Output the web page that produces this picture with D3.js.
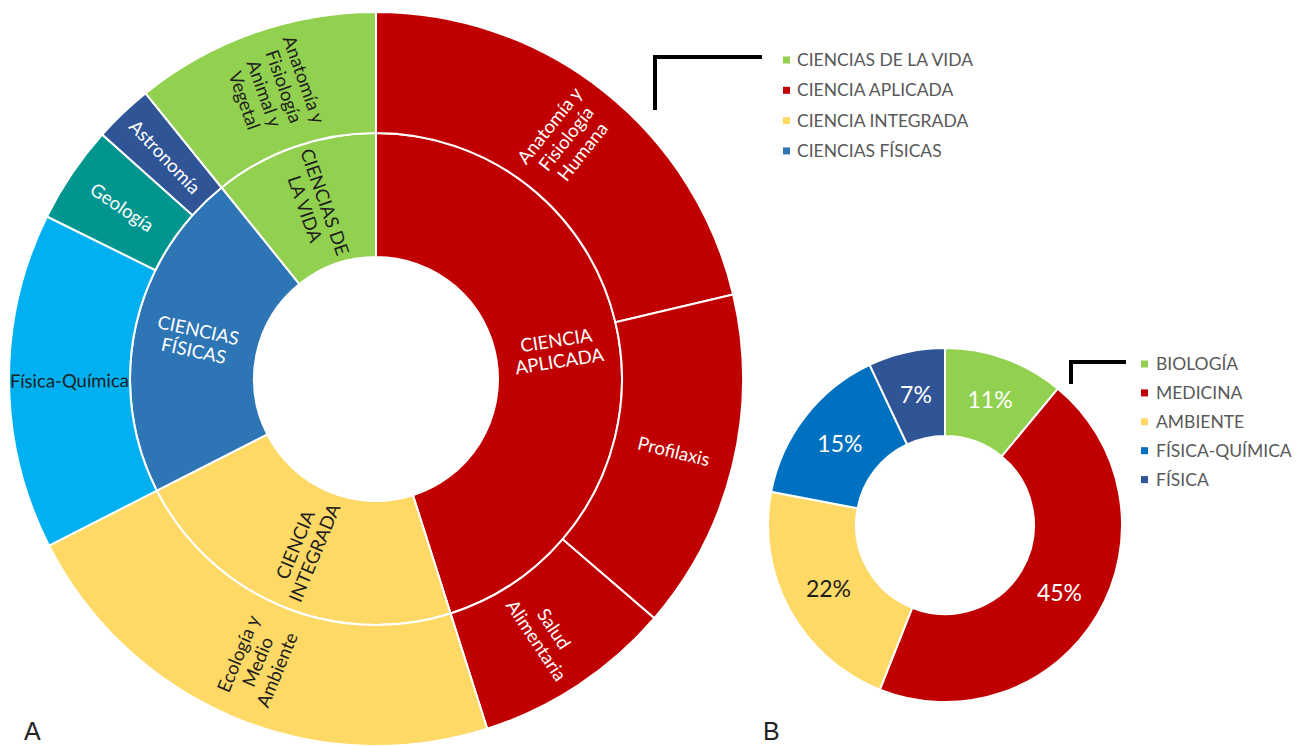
<!DOCTYPE html>
<html>
<head>
<meta charset="utf-8">
<script src="https://cdn.jsdelivr.net/npm/d3@7"></script>
<style>
body { margin: 0; background: #fff; }
text { font-family: Lato, "Open Sans", sans-serif; }
</style>
</head>
<body>
<svg id="chart" width="1296" height="746"></svg>
<script>
// Panel A: topics grouped by field (share of total, %)
var fields = ["CIENCIAS DE LA VIDA", "CIENCIA APLICADA", "CIENCIA INTEGRADA", "CIENCIAS FÍSICAS"];
var topics = ["Anatomía y Fisiología Humana", "Profilaxis", "Salud Alimentaria",
              "Ecología y Medio Ambiente", "Física-Química", "Geología", "Astronomía",
              "Anatomía y Fisiología Animal y Vegetal"];
var topicField = ["CIENCIA APLICADA", "CIENCIA APLICADA", "CIENCIA APLICADA",
                  "CIENCIA INTEGRADA", "CIENCIAS FÍSICAS", "CIENCIAS FÍSICAS", "CIENCIAS FÍSICAS",
                  "CIENCIAS DE LA VIDA"];
var topicShare = [21.3, 15.0, 8.8, 22.4, 14.8, 4.3, 2.6, 10.8];

// Panel B: areas (%)
var areas = ["BIOLOGÍA", "MEDICINA", "AMBIENTE", "FÍSICA-QUÍMICA", "FÍSICA"];
var areaShare = [11, 45, 22, 15, 7];

var fieldColor = {
    "CIENCIAS DE LA VIDA": "#92d050",
    "CIENCIA APLICADA": "#c00000",
    "CIENCIA INTEGRADA": "#ffd966",
    "CIENCIAS FÍSICAS": "#2e75b6"
};
var topicColor = {"Física-Química": "#00b0f0", "Geología": "#00968f", "Astronomía": "#2f5597"};
var areaColor = d3.scaleOrdinal().domain(areas)
    .range(["#92d050", "#c00000", "#ffd966", "#0070c0", "#2f5597"]);

var darkText = "#1e1e1e";
var svg = d3.select("#chart");

function fillOf(d) {
    return topicColor[d.data.name] || fieldColor[d.data.name] || fieldColor[d.parent.data.name];
}

// wrap words into lines no wider than maxW, centred on the origin
function wrapLabel(text, words, maxW, lh) {
    var lines = [], cur = [];
    words.forEach(function(w) {
        var probe = text.append("tspan").text(cur.concat([w]).join(" "));
        var wd = probe.node().getComputedTextLength();
        probe.remove();
        if (wd > maxW && cur.length) { lines.push(cur.join(" ")); cur = [w]; }
        else cur.push(w);
    });
    lines.push(cur.join(" "));
    lines.forEach(function(l, i) {
        text.append("tspan")
            .attr("x", 0)
            .attr("y", (i - (lines.length - 1) / 2) * lh)
            .attr("dy", "0.35em")
            .text(l);
    });
}

// ---------- A: sunburst ----------
var cxA = 376, cyA = 379;
var data = {name: "root", children: fields.map(function(f) {
    return {name: f, children: topics.map(function(t, i) {
        return {name: t, value: topicShare[i], field: topicField[i]};
    }).filter(function(t) { return t.field == f; })};
})};

var root = d3.hierarchy(data)
    .sum(function(d) { return d.value; })
    .sort(function(a, b) { return b.value - a.value; });
d3.partition().size([2 * Math.PI, 3])(root);

var ringR = d3.scaleLinear().domain([1, 2, 3]).range([122, 246, 367]);
var arcA = d3.arc()
    .startAngle(function(d) { return d.x0; })
    .endAngle(function(d) { return d.x1; })
    .innerRadius(function(d) { return ringR(d.y0); })
    .outerRadius(function(d) { return ringR(d.y1); });

var gA = svg.append("g").attr("transform", "translate(" + cxA + "," + cyA + ")");
var nodes = root.descendants().slice(1);

gA.selectAll("path")
    .data(nodes)
    .enter().append("path")
    .attr("d", arcA)
    .attr("fill", fillOf)
    .attr("stroke", "#fff")
    .attr("stroke-width", 2);

gA.selectAll("text")
    .data(nodes)
    .enter().append("text")
    .attr("transform", function(d) {
        var a = (d.x0 + d.x1) / 2, r = ringR((d.y0 + d.y1) / 2);
        var deg = a * 180 / Math.PI;
        var rot = deg < 180 ? deg - 90 : deg - 270;
        return "translate(" + (r * Math.sin(a)) + "," + (-r * Math.cos(a)) + ") rotate(" + rot + ")";
    })
    .attr("text-anchor", "middle")
    .style("font-size", "18.5px")
    .attr("fill", function(d) { return d3.lab(fillOf(d)).l > 60 ? darkText : "#fff"; })
    .each(function(d) { wrapLabel(d3.select(this), d.data.name.split(" "), 118, 21); });

// legend A
var legAy = d3.scaleLinear().domain([0, 1]).range([60, 90.3]);
svg.append("path")
    .attr("d", "M655,110V57H762")
    .attr("fill", "none").attr("stroke", "#000").attr("stroke-width", 4);
var legA = svg.selectAll(".legA")
    .data(fields)
    .enter().append("g")
    .attr("class", "legA")
    .attr("transform", function(d, i) { return "translate(783," + legAy(i) + ")"; });
legA.append("rect").attr("x", 0).attr("y", -3.5).attr("width", 7).attr("height", 7)
    .attr("fill", function(d) { return fieldColor[d]; });
legA.append("text").attr("x", 14).attr("dy", "0.35em")
    .style("font-size", "17.5px").attr("fill", "#595959")
    .text(function(d) { return d; });

// ---------- B: donut ----------
var cxB = 945, cyB = 525;
var pie = d3.pie().sort(null).value(function(d) { return d; });
var arcB = d3.arc().innerRadius(89).outerRadius(177);
var gB = svg.append("g").attr("transform", "translate(" + cxB + "," + cyB + ")");
var slices = pie(areaShare);

gB.selectAll("path")
    .data(slices)
    .enter().append("path")
    .attr("d", arcB)
    .attr("fill", function(d, i) { return areaColor(areas[i]); })
    .attr("stroke", "#fff")
    .attr("stroke-width", 2);

gB.selectAll("text")
    .data(slices)
    .enter().append("text")
    .attr("transform", function(d) { return "translate(" + arcB.centroid(d) + ")"; })
    .attr("text-anchor", "middle")
    .attr("dy", "0.35em")
    .style("font-size", "23px")
    .attr("fill", function(d, i) { return d3.lab(areaColor(areas[i])).l > 80 ? darkText : "#fff"; })
    .text(function(d) { return d.data + "%"; });

// legend B
var legBy = d3.scaleLinear().domain([0, 1]).range([364, 392.9]);
svg.append("path")
    .attr("d", "M1071,384V362H1126")
    .attr("fill", "none").attr("stroke", "#000").attr("stroke-width", 4);
var legB = svg.selectAll(".legB")
    .data(areas)
    .enter().append("g")
    .attr("class", "legB")
    .attr("transform", function(d, i) { return "translate(1141," + legBy(i) + ")"; });
legB.append("rect").attr("x", 0).attr("y", -3.5).attr("width", 7).attr("height", 7)
    .attr("fill", function(d) { return areaColor(d); });
legB.append("text").attr("x", 15).attr("dy", "0.35em")
    .style("font-size", "17.5px").attr("fill", "#595959")
    .text(function(d) { return d; });

// panel letters
svg.append("text").attr("x", 24).attr("y", 740)
    .style("font-family", "'Liberation Sans', Arial, sans-serif").style("font-size", "25px")
    .attr("fill", "#222").text("A");
svg.append("text").attr("x", 763).attr("y", 740)
    .style("font-family", "'Liberation Sans', Arial, sans-serif").style("font-size", "25px")
    .attr("fill", "#222").text("B");
</script>
</body>
</html>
+ + + + +
» **Task brief**: Starting with the first line of the data above and ending with the line containing "var areaShare = [11, 45, 22, 15, 7];", please restate every line exactly, leaving images out.

» **Solution**:
Output the web page that produces this picture with D3.js.
<!DOCTYPE html>
<html>
<head>
<meta charset="utf-8">
<script src="https://cdn.jsdelivr.net/npm/d3@7"></script>
<style>
body { margin: 0; background: #fff; }
text { font-family: Lato, "Open Sans", sans-serif; }
</style>
</head>
<body>
<svg id="chart" width="1296" height="746"></svg>
<script>
// Panel A: topics grouped by field (share of total, %)
var fields = ["CIENCIAS DE LA VIDA", "CIENCIA APLICADA", "CIENCIA INTEGRADA", "CIENCIAS FÍSICAS"];
var topics = ["Anatomía y Fisiología Humana", "Profilaxis", "Salud Alimentaria",
              "Ecología y Medio Ambiente", "Física-Química", "Geología", "Astronomía",
              "Anatomía y Fisiología Animal y Vegetal"];
var topicField = ["CIENCIA APLICADA", "CIENCIA APLICADA", "CIENCIA APLICADA",
                  "CIENCIA INTEGRADA", "CIENCIAS FÍSICAS", "CIENCIAS FÍSICAS", "CIENCIAS FÍSICAS",
                  "CIENCIAS DE LA VIDA"];
var topicShare = [21.3, 15.0, 8.8, 22.4, 14.8, 4.3, 2.6, 10.8];

// Panel B: areas (%)
var areas = ["BIOLOGÍA", "MEDICINA", "AMBIENTE", "FÍSICA-QUÍMICA", "FÍSICA"];
var areaShare = [11, 45, 22, 15, 7];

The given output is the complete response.